[Stored entries]

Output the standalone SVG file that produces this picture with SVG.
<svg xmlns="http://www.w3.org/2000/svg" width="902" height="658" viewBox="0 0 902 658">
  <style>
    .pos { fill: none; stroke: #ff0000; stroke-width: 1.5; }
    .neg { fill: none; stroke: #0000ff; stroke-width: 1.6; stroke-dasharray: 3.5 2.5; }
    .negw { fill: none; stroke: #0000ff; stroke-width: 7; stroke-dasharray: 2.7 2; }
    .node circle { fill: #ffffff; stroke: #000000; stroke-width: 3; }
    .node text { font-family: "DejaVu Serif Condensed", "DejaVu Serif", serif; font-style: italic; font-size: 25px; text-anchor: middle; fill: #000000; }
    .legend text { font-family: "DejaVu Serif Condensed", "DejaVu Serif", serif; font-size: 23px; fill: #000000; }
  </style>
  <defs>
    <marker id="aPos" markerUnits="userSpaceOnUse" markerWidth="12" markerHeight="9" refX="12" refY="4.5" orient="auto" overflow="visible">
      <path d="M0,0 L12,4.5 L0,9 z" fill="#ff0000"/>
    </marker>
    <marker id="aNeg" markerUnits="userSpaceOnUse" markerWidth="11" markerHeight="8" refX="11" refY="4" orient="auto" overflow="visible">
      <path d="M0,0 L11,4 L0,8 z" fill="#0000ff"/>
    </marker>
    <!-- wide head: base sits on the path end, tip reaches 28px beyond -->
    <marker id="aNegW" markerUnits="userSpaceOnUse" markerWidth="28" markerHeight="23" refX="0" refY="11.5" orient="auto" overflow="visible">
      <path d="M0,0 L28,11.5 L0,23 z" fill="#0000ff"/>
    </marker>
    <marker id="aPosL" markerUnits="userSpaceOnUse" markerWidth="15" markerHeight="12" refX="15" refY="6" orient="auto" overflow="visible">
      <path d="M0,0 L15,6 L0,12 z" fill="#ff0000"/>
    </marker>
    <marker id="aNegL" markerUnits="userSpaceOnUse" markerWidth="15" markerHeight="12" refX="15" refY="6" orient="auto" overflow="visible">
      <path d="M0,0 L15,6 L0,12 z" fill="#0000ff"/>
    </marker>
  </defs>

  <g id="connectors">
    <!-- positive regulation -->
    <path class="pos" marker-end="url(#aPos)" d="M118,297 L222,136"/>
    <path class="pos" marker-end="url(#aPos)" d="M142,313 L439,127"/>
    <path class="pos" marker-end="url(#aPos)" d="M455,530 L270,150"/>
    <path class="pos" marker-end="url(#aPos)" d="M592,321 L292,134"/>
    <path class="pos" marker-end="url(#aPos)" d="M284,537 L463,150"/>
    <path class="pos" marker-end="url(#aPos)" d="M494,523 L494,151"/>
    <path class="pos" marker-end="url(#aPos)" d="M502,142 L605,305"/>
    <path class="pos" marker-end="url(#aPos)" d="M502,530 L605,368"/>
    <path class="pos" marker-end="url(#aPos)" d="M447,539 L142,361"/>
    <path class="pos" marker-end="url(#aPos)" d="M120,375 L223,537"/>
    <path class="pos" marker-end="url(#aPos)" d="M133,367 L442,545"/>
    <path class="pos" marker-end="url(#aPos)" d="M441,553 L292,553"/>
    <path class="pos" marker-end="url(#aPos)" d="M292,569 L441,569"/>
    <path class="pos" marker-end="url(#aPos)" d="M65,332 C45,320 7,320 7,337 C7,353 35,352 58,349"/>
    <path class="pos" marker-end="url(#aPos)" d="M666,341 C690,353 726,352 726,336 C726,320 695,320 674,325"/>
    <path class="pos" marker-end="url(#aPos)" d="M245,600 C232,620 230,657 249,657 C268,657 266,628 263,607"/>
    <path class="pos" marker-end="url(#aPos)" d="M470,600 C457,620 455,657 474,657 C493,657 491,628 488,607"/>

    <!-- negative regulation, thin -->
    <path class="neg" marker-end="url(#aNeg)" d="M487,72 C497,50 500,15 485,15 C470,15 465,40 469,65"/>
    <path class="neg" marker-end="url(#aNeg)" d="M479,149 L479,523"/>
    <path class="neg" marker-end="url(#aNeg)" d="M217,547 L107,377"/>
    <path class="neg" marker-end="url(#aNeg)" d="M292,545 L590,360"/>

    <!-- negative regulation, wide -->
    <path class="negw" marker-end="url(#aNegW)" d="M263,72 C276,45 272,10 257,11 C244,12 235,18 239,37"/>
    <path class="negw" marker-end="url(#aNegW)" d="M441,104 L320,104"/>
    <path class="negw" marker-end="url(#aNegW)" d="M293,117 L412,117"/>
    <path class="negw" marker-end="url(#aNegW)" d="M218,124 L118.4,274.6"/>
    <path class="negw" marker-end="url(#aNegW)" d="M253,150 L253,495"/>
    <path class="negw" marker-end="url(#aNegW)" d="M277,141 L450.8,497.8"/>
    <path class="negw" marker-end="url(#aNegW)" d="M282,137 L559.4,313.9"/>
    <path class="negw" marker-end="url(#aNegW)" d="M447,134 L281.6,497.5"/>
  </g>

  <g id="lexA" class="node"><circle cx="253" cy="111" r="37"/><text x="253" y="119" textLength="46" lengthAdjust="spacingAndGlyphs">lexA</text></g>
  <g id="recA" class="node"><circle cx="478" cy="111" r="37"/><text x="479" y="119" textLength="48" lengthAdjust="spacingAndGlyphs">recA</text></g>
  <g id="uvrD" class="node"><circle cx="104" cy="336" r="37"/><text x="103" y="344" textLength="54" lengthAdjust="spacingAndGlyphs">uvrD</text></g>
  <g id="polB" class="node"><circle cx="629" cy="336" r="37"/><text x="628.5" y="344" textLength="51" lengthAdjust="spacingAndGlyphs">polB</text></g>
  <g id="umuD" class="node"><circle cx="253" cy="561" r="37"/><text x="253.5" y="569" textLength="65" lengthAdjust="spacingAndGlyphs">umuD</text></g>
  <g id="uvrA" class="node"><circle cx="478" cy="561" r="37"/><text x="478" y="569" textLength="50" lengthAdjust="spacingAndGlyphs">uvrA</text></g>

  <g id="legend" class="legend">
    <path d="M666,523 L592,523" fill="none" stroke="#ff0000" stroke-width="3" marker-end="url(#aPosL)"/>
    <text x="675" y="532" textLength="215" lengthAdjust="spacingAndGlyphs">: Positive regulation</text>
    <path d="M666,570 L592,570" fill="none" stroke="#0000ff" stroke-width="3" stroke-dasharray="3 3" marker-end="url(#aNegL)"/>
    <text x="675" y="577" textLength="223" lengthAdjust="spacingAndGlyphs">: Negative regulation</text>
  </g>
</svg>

* * *

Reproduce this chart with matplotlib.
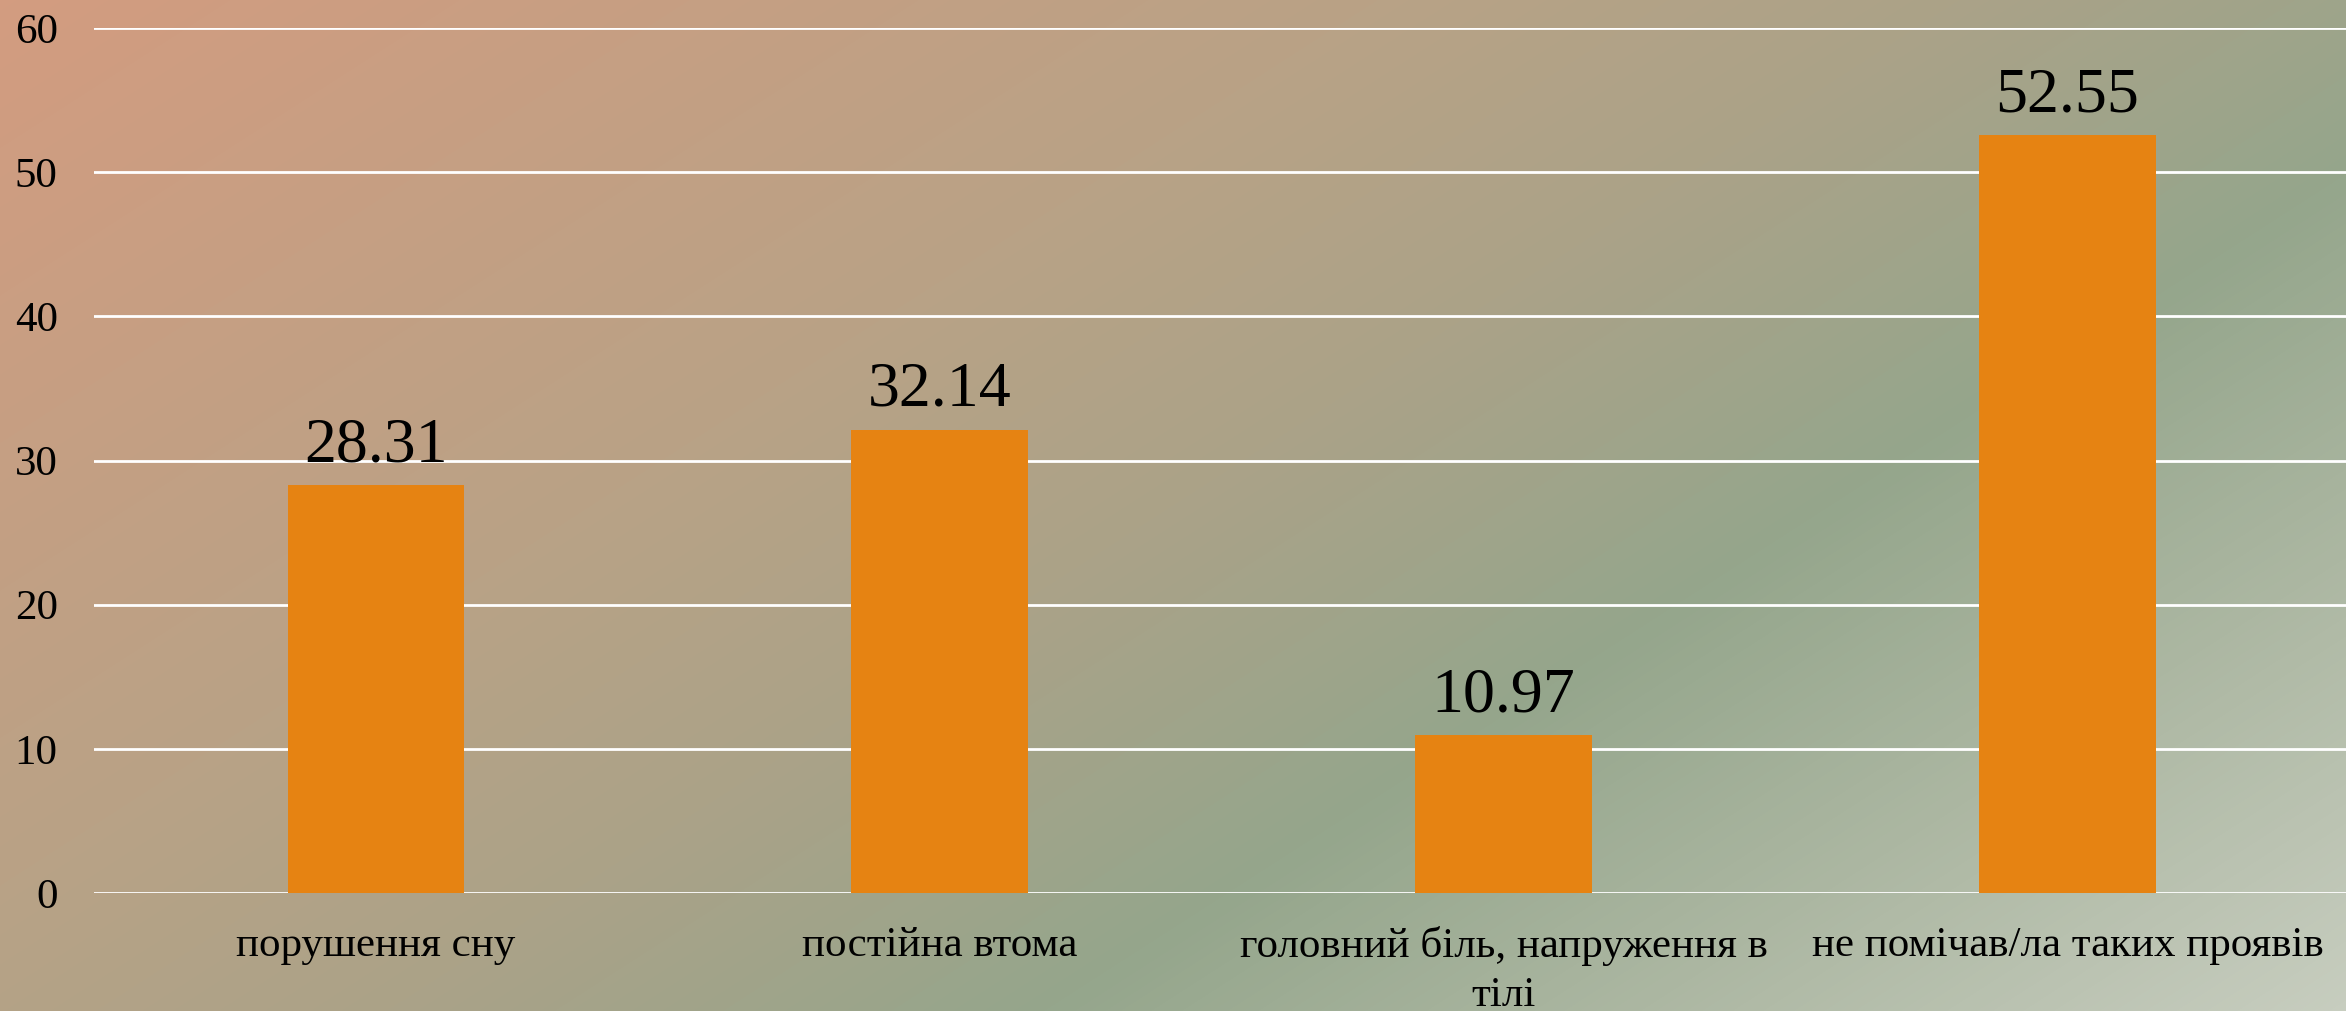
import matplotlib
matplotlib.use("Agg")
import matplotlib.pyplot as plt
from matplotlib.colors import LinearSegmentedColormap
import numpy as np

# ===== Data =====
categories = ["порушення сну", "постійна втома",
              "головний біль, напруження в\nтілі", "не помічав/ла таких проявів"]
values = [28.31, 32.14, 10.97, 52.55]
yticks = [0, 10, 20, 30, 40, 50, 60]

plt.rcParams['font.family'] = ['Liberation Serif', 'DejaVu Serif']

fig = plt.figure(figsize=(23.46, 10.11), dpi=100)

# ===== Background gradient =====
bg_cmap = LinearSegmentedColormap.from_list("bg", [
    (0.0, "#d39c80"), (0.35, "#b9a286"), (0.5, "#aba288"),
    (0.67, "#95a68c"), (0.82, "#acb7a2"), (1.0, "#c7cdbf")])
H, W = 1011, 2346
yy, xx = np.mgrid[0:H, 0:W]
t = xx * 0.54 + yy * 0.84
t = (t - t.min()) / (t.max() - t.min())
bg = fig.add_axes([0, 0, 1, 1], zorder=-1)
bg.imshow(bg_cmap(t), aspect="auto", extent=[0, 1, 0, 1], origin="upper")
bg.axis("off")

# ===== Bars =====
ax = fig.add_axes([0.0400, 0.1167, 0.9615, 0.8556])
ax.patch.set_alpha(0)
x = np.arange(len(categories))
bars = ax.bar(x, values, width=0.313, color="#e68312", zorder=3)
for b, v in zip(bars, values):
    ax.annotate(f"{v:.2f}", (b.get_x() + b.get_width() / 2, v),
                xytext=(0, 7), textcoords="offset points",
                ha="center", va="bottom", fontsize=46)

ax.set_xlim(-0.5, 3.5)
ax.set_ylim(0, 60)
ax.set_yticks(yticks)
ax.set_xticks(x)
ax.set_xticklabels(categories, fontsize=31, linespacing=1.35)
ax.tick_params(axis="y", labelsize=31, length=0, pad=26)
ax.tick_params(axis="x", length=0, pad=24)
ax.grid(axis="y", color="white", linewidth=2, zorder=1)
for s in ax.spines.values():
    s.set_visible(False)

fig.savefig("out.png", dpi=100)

TASK: Copy out every line of the listing that includes the string "matplotlib".

WRITTEN SOLUTION:
Reproduce this chart with matplotlib.
import matplotlib
matplotlib.use("Agg")
import matplotlib.pyplot as plt
from matplotlib.colors import LinearSegmentedColormap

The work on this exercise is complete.